Жизнеописание Михаила Булгакова (Чудакова) - страница 501

Обстоятельства были действительно чрезвычайными.

Попробуем сначала представить себе, что же именно могли предполагать Булгаковы. Арест? Нет, в этом случае не могло быть и речи, чтобы ответственный секретарь изъявлял свою готовность принести извинения от ее имени — имя ее должно было бы с того момента по регламенту этих лет исчезнуть из обихода.

Однако неудобосказуемость обстоятельств, странное почтение, с которым о них говорилось в газете, и некоторая доза юмора в реплике Е. Петрова могла указывать им, искушенным (как и все, кто в те годы так или иначе соприкасался с «верхней» сферой) в тонкостях околокремлевского этикета не хуже, чем придворные французских королей в этикете двора, на то, что в событии так или иначе участвует имя Сталина.

Разгадка форс-мажора, несомненно, вскоре же облетела всю литературную Москву.

Оказалось, что Войтинской в редакцию неожиданно (как и во всех подобных случаях) позвонил Сталин. Как только его абонентка поняла, кто именно с ней говорит, она в ту же секунду лишилась дара речи — не в фигуральном, но в буквальном смысле этого выражения.

Так и не сумев вымолвить ни единого слова, она пребывала в этом параличе еще неделю или две.[96]

Так сограждане Булгакова разыгрывали в жизни — и самым непреднамеренным образом — те ситуации, которые он придумывал в своих гротескных рассказах о мнимых встречах со Сталиным.

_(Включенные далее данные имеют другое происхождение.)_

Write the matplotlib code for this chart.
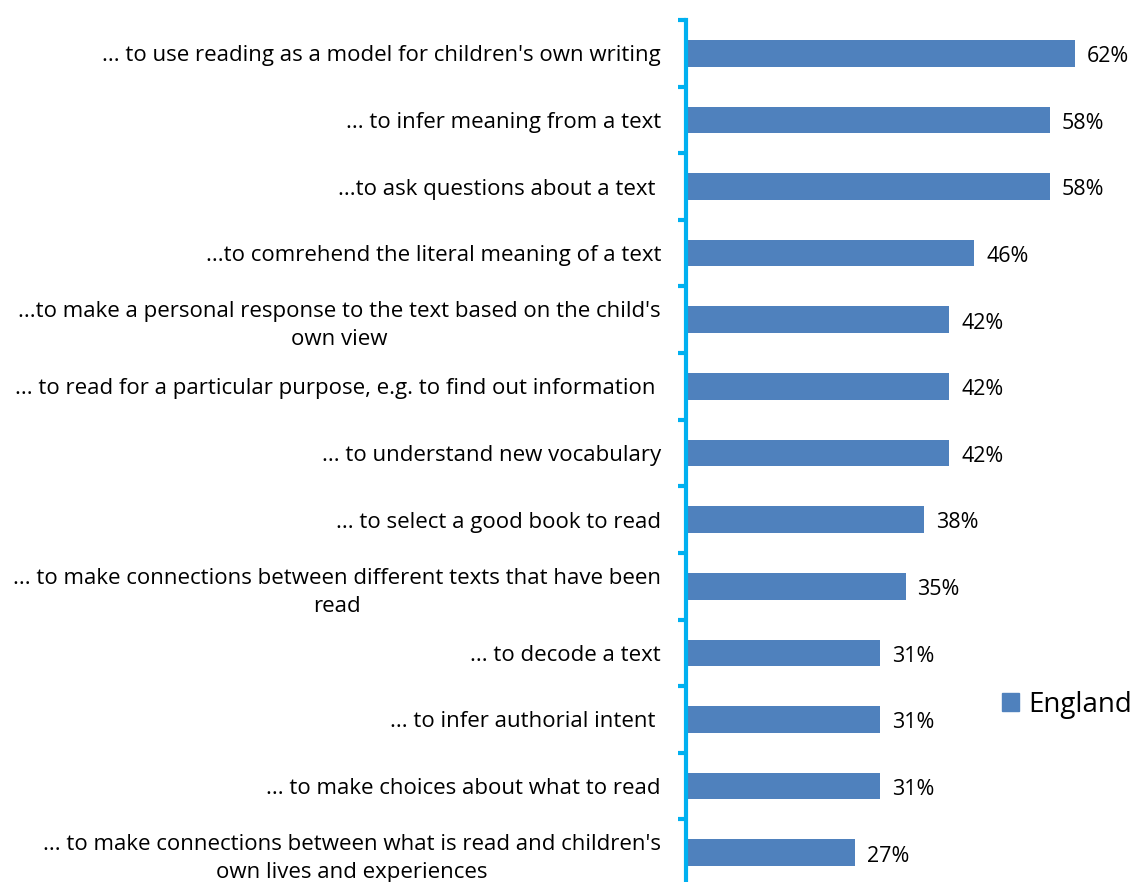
import numpy as np
import matplotlib.pyplot as plt
from matplotlib.patches import Patch

# survey items (top to bottom) and share of teachers, England
items = [
    "... to use reading as a model for children's own writing",
    "... to infer meaning from a text",
    "...to ask questions about a text ",
    "...to comrehend the literal meaning of a text",
    "...to make a personal response to the text based on the child's\nown view",
    "... to read for a particular purpose, e.g. to find out information ",
    "... to understand new vocabulary",
    "... to select a good book to read",
    "... to make connections between different texts that have been\nread",
    "... to decode a text",
    "... to infer authorial intent ",
    "... to make choices about what to read",
    "... to make connections between what is read and children's\nown lives and experiences",
]
england = [62, 58, 58, 46, 42, 42, 42, 38, 35, 31, 31, 31, 27]

plt.rcParams['font.family'] = ['Open Sans', 'DejaVu Sans']

W, H = 1137, 882
fig = plt.figure(figsize=(W / 100, H / 100), dpi=100)
# axes: spine at x~686px, top at y~20px
ax = fig.add_axes([686 / W, 1 - 886 / H, 439 / W, 866 / H])

bar_col = '#4F81BD'
axis_col = '#00B0F0'

pos = np.arange(len(items))
ax.barh(pos, england, height=0.4, color=bar_col)
for p, v in zip(pos, england):
    ax.text(v + 1.9, p + 0.05, f"{v}%", va='center', ha='left', fontsize=15.5)

ax.set_ylim(len(items) - 0.5, -0.5)
ax.set_xlim(0, 70)

ax.set_yticks(pos)
ax.set_yticklabels(items, fontsize=16, linespacing=1.45)
for lab in ax.get_yticklabels():
    lab.set_multialignment('center')
ax.tick_params(axis='y', which='major', length=0, pad=18)
ax.set_yticks(np.arange(-0.5, len(items), 1), minor=True)
ax.tick_params(axis='y', which='minor', length=6, width=3, color=axis_col)
ax.set_xticks([])

for s in ['top', 'right', 'bottom']:
    ax.spines[s].set_visible(False)
ax.spines['left'].set_color(axis_col)
ax.spines['left'].set_linewidth(3)

fig.legend(handles=[Patch(color=bar_col, label='England')],
           loc='center left', bbox_to_anchor=(1002 / W, 1 - 705 / H),
           frameon=False, fontsize=20, handlelength=0.6, handleheight=0.6,
           handletextpad=0.35, borderpad=0, borderaxespad=0)

fig.savefig('out.png', dpi=100)
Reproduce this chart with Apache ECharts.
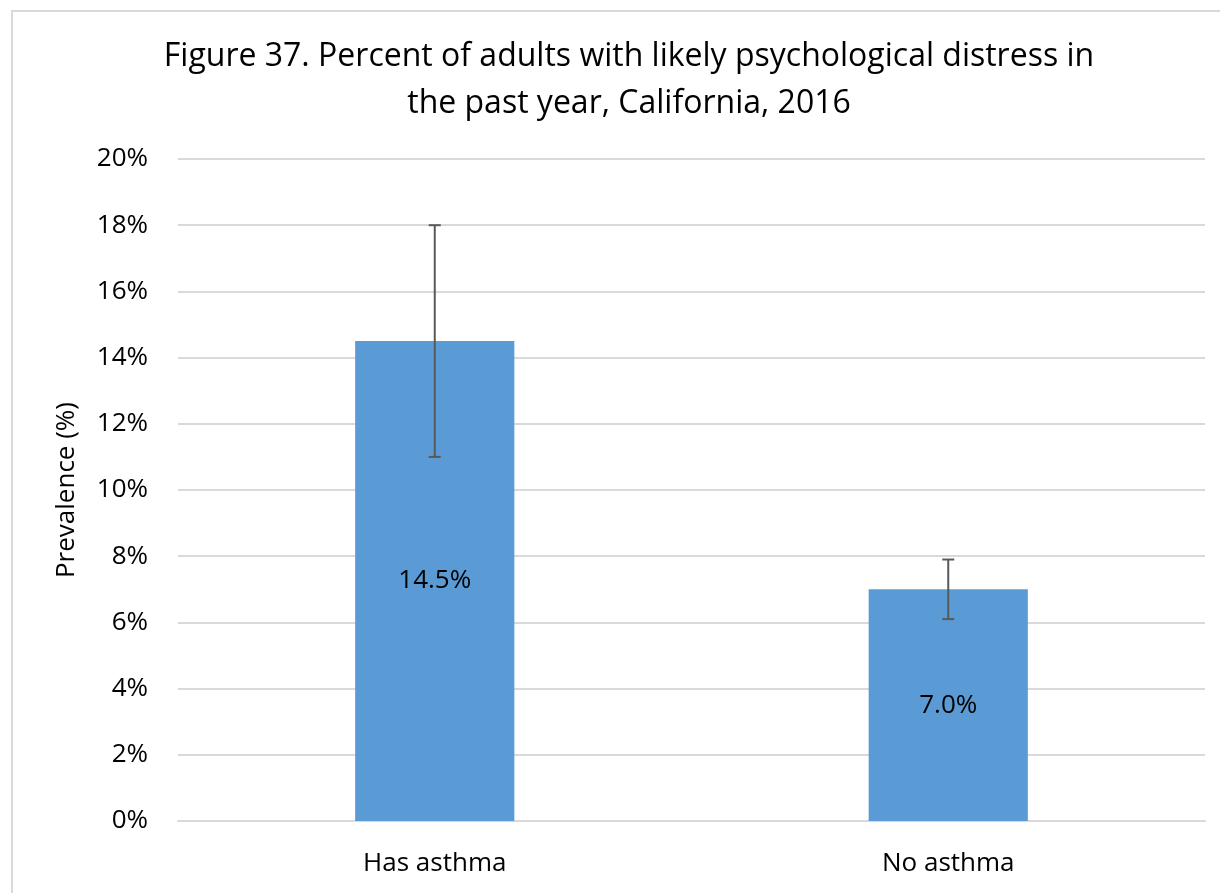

Легко понять, что этот реальный анекдот подробно обсуждался в доме Булгакова: хотя впечатления от собственного разговора со Сталиным в 1930 году, сотни раз заново пережитые и переосмысленные, потеряли, надо думать, к этому времени свою остроту, всякое известие о сходной ситуации, несомненно, оживляло его внимание и воображение. К тому же теперь фигура Сталина разместилась уже, можно сказать, непосредственно на его письменном столе.

16 января. «...Вечером Миша взялся после долгого перерыва за пьесу о Сталине. ...Только что прочла первую (по пьесе — вторую) картину. Понравилось ужасно! Все персонажи — живые!»

Далее записи в дневнике Елены Сергеевны о работе над этой пьесой будут неизменно ликующие. Сбывалась ее мечта; зарождались надежды.

[Замысел пьесы возник в одной ситуации, а реализовывался в другой. В начале 1936 г. (которое было иным, чем лето того же года) Булгаков думал писать о человеке, на счету которого он числил недавние гуманные жесты, еще более гуманные обещания, который, как бы жестко не оценил его пьесу «Дни Турбиных» в письме к Билль-Белоцерковскому 1929 года,— видно, все же питал к ней какие-то симпатии (иначе разве ходил бы смотреть столько раз!), что не могло не льстить автору. И, наконец, Сталин был для него в этот момент очередным воплощением российской государственности — и он стремился найти ему место  в  истории  этой  государственности,   обратясь  к  замыслу  учебника.